When I reviewed another novel titled The Lonely Hearts Hotel earlier this year, I complained about the unrelenting misery of it all. Frog Music also has quite a lot of morose content included, in the realities of the lives of characters and citizens of San Francisco –including a small pox epidemic, racism towards the Chinese populations of the city, young children being sent to boarding houses where they live in neglect and squalor, and the treatment of sex workers –but manages to incorporate all of this in a way that feels more balanced and necessary within the story. Though from time to time I still did question if everything was truly needed, or if it was just there to add to the edge and make us understand the cruelty of existence at times (don’t worry, I got it).
As new details about the days leading up the killing are revealed, a compelling story about womanhood and its many forms takes shape. The clues about the final reveal sprinkled along the way are also quite effective in leading to a conclusion that doesn’t come right out of the blue, but remains in mystery long enough that it doesn’t telegraph itself too soon and remove the dramatic flourishes.
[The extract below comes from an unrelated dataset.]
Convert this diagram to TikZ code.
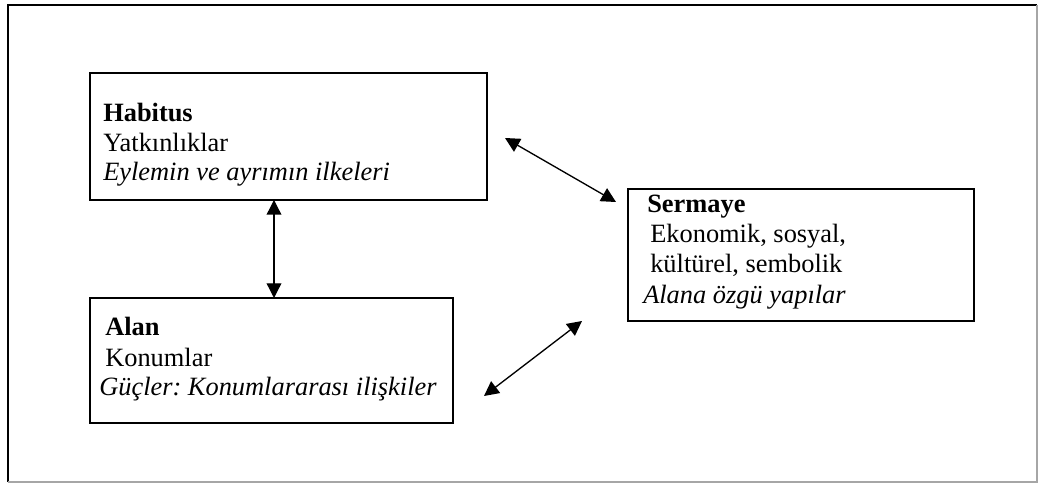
\documentclass[tikz,border=0pt]{standalone}
\usepackage{fontspec}
\setmainfont{Liberation Serif}
\usetikzlibrary{arrows.meta}
\frenchspacing
\begin{document}
\begin{tikzpicture}[x=0.75pt,y=-0.75pt,
  box/.style={draw,line width=2pt,inner sep=0pt,rectangle},
  txt/.style={anchor=base west,inner sep=0pt,font=\fontsize{19.8pt}{22.5pt}\selectfont},
  link/.style={line width=1pt,{Triangle[length=11pt,width=11pt]}-{Triangle[length=11pt,width=11pt]}}]
\useasboundingbox (0,0) rectangle (1038,484);
% outer frame
\draw[line width=2pt] (8,482) -- (8,5) -- (1037,5);
\draw[line width=1.2pt,gray!70] (8,482) -- (1037,482) -- (1037,5);
% boxes
\node[box,minimum width=297.75pt,minimum height=95.25pt] (habitus) at (288.5,136.5) {};
\node[box,minimum width=272.25pt,minimum height=93.75pt] (alan) at (271.5,360.5) {};
\node[box,minimum width=259.5pt,minimum height=99pt] (sermaye) at (801,255) {};
% texts
\node[txt] (h1) at (103,122) {\textbf{Habitus}};
\node[txt] (h2) at (103,152) {Yatkınlıklar};
\node[txt] (h3) at (103,181) {\textit{Eylemin ve ayrımın ilkeleri}};
\node[txt] (a1) at (105,335) {\textbf{Alan}};
\node[txt] (a2) at (105,366) {Konumlar};
\node[txt] (a3) at (99,395) {\textit{Güçler: Konumlararası ilişkiler}};
\node[txt] (s1) at (647,213) {\textbf{Sermaye}};
\node[txt] (s2) at (650,243) {Ekonomik, sosyal,};
\node[txt] (s3) at (650,273) {kültürel, sembolik};
\node[txt] (s4) at (643,304) {\textit{Alana özgü yapılar}};
% arrow end points
\coordinate (v1) at (274,200);
\coordinate (v2) at (274,298);
\coordinate (d1) at (505,138);
\coordinate (d2) at (616,202);
\coordinate (e1) at (484,396);
\coordinate (e2) at (582,321);
\draw[link] (v1) -- (v2);
\draw[link] (d1) -- (d2);
\draw[link] (e1) -- (e2);
\end{tikzpicture}
\end{document}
I did, however, find the “present” elements as Blanche figures out what happened to her friend to be less-engaging than the past days and flashbacks to learn what led up to the murder.
But despite the intriguing mystery, strong mood, and setting in this novel there is something still lingering that didn’t quite resolve in my brain. Jenny is such a well-known (and in some cases, beloved) figure around town, but there is still so much Blanche, and therefore the reader, doesn’t know about her, and these missing aspects of her character are likely there to reinforce the idea that people keep secrets close to their hearts no matter how well we might think we know them, but to me almost feels like these mysteries and questions about Jenny and being kept elusive to create more of a mystique of the character than to really let us in and know her. It could also have been the voices put on by the reader of this audiobook, but Jenny flits in and out like a wacky little character concept, rather than an actual being. Sure we get some backstory and trauma, but where is the bridge? How do we actually see her in scenes besides being this sassy little force of nature? Blanche is our protagonist and POV so we only see what she sees, but Jenny is so much the center of her story, “who was this girl, really?” doesn’t feel totally fulfilling in the end, you know?
Ultimately, Frog Music was a story with lots of elements and points of interest, and I did want all to be revealed about what happened to Jenny. It left me not fully certain until the end, but did also feel a little out of steam as things wound down.